WHAT THE TASK ASKS: Skip all pictures. Write out the data below from its first line through the line that contains "const positions = featureLabels.map((_, i)".

-- start SUPPLIED RECORDS --

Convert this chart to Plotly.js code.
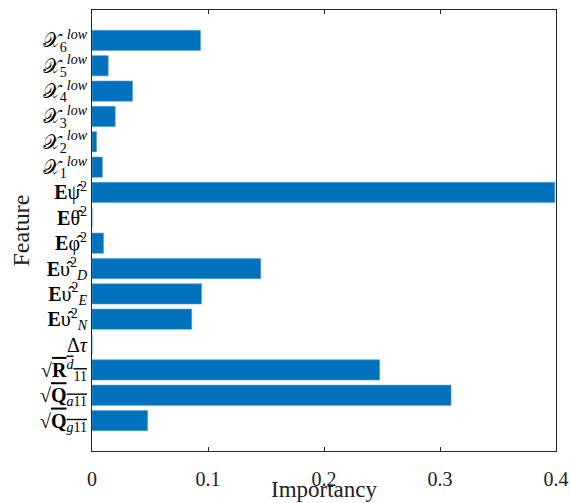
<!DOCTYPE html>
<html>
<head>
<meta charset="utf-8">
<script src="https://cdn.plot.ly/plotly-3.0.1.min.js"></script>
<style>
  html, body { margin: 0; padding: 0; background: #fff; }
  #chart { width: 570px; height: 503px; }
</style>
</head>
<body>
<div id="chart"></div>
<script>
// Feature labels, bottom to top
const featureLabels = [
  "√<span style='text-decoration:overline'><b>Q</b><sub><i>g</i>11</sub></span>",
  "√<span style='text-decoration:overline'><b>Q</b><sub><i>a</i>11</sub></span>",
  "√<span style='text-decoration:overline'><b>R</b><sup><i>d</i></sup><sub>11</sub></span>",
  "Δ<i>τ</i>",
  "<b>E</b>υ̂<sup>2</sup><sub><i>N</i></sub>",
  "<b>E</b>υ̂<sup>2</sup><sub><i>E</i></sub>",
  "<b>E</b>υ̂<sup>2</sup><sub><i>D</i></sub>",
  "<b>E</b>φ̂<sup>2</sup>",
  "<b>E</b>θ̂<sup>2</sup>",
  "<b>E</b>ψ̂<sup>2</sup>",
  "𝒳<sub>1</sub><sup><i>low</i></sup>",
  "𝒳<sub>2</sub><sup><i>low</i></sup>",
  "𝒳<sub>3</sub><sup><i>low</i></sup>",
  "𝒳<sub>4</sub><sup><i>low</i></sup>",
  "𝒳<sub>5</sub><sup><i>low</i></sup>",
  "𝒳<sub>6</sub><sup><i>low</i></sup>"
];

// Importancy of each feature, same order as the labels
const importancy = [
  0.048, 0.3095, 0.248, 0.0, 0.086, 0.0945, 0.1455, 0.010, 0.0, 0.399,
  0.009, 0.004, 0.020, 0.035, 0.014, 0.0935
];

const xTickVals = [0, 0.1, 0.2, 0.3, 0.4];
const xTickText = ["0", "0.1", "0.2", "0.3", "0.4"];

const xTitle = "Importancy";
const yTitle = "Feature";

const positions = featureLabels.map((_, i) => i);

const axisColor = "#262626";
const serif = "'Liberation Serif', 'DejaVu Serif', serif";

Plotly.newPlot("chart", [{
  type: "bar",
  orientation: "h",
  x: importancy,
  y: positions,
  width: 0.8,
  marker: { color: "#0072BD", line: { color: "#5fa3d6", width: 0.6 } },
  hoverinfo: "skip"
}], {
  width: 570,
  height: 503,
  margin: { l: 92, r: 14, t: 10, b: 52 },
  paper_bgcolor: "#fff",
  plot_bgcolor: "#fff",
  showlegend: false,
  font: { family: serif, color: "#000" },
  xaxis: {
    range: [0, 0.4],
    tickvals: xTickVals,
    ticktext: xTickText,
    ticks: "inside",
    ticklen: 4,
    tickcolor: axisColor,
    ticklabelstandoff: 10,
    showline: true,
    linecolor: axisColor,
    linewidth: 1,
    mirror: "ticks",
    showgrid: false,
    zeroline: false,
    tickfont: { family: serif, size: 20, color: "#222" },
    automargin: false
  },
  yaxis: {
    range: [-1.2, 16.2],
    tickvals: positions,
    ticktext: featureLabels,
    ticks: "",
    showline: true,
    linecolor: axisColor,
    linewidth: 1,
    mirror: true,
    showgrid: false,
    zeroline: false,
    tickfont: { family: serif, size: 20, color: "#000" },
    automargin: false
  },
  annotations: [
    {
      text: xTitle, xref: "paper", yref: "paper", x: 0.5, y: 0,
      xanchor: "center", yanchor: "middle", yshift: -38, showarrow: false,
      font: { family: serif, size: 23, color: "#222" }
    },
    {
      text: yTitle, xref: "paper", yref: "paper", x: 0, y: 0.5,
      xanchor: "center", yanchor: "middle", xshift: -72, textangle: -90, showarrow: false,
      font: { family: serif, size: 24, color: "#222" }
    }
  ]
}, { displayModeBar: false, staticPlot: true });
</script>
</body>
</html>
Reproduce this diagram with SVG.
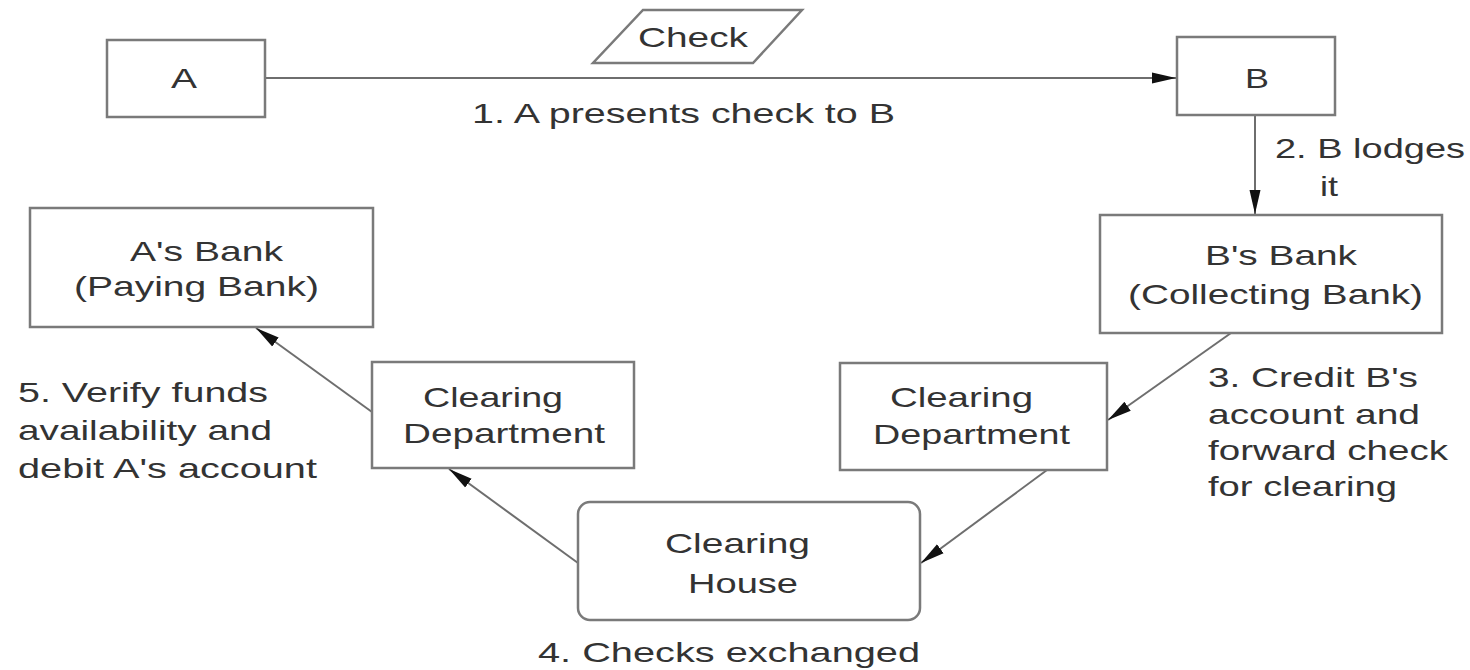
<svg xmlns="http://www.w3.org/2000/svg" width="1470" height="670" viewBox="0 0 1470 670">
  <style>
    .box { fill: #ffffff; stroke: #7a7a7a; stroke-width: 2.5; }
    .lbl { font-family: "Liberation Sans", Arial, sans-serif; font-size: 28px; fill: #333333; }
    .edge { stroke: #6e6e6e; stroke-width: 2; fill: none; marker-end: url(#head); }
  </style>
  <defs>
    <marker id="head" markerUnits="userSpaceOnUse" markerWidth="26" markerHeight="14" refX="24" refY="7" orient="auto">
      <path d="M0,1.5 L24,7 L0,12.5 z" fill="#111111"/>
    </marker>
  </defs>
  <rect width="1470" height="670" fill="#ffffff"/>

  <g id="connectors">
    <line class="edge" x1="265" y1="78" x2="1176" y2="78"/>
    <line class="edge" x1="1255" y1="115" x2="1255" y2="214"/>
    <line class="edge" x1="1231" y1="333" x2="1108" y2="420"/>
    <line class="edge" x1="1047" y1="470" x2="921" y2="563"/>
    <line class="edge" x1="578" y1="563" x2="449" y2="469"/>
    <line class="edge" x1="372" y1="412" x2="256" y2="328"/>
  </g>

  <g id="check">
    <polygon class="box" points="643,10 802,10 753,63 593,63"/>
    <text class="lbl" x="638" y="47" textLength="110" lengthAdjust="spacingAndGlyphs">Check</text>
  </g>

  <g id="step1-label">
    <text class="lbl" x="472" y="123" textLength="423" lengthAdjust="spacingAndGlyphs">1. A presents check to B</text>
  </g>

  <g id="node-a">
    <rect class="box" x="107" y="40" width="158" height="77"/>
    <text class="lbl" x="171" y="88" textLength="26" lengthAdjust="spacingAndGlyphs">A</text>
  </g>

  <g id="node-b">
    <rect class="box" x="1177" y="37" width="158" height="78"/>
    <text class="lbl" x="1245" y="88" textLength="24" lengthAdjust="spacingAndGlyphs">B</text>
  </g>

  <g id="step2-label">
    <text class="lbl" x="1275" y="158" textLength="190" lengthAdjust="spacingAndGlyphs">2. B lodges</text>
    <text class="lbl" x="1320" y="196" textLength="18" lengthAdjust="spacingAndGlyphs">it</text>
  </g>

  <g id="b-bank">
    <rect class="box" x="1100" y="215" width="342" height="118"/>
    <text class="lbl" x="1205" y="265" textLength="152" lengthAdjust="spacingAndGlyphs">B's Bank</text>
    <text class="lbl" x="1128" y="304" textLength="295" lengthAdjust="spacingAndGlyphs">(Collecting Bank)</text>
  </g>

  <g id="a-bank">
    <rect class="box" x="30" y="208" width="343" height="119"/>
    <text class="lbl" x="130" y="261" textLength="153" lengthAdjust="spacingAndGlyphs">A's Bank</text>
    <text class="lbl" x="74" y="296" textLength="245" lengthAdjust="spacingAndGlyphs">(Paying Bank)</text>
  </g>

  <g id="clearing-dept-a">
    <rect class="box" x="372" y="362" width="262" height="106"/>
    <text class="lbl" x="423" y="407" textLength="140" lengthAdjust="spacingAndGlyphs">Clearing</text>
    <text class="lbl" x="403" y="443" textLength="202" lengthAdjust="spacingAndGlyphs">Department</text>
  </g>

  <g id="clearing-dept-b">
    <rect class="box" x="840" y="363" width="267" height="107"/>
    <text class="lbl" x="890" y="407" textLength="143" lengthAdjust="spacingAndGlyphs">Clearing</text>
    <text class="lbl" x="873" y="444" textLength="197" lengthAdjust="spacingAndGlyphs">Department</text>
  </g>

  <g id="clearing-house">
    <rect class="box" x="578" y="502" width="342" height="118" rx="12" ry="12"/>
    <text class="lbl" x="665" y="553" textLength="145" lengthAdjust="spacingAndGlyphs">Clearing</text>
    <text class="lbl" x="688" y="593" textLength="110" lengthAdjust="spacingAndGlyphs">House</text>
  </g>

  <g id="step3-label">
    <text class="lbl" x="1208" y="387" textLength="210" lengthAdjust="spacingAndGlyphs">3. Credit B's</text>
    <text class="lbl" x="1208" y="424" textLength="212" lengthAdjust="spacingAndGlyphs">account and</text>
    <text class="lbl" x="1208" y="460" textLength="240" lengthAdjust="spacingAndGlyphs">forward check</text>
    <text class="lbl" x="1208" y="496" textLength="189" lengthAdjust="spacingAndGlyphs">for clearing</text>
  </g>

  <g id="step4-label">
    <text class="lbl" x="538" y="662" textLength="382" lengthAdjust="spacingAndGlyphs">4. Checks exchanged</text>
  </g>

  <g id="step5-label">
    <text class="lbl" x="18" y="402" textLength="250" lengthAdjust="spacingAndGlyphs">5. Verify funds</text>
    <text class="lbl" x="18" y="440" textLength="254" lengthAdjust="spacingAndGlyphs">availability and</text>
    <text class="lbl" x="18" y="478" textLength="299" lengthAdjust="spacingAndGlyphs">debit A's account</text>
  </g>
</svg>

-- end SUPPLIED RECORDS --

REPLY:
Convert this chart to Plotly.js code.
<!DOCTYPE html>
<html>
<head>
<meta charset="utf-8">
<script src="https://cdn.plot.ly/plotly-3.0.1.min.js"></script>
<style>
  html, body { margin: 0; padding: 0; background: #fff; }
  #chart { width: 570px; height: 503px; }
</style>
</head>
<body>
<div id="chart"></div>
<script>
// Feature labels, bottom to top
const featureLabels = [
  "√<span style='text-decoration:overline'><b>Q</b><sub><i>g</i>11</sub></span>",
  "√<span style='text-decoration:overline'><b>Q</b><sub><i>a</i>11</sub></span>",
  "√<span style='text-decoration:overline'><b>R</b><sup><i>d</i></sup><sub>11</sub></span>",
  "Δ<i>τ</i>",
  "<b>E</b>υ̂<sup>2</sup><sub><i>N</i></sub>",
  "<b>E</b>υ̂<sup>2</sup><sub><i>E</i></sub>",
  "<b>E</b>υ̂<sup>2</sup><sub><i>D</i></sub>",
  "<b>E</b>φ̂<sup>2</sup>",
  "<b>E</b>θ̂<sup>2</sup>",
  "<b>E</b>ψ̂<sup>2</sup>",
  "𝒳<sub>1</sub><sup><i>low</i></sup>",
  "𝒳<sub>2</sub><sup><i>low</i></sup>",
  "𝒳<sub>3</sub><sup><i>low</i></sup>",
  "𝒳<sub>4</sub><sup><i>low</i></sup>",
  "𝒳<sub>5</sub><sup><i>low</i></sup>",
  "𝒳<sub>6</sub><sup><i>low</i></sup>"
];

// Importancy of each feature, same order as the labels
const importancy = [
  0.048, 0.3095, 0.248, 0.0, 0.086, 0.0945, 0.1455, 0.010, 0.0, 0.399,
  0.009, 0.004, 0.020, 0.035, 0.014, 0.0935
];

const xTickVals = [0, 0.1, 0.2, 0.3, 0.4];
const xTickText = ["0", "0.1", "0.2", "0.3", "0.4"];

const xTitle = "Importancy";
const yTitle = "Feature";

const positions = featureLabels.map((_, i) => i);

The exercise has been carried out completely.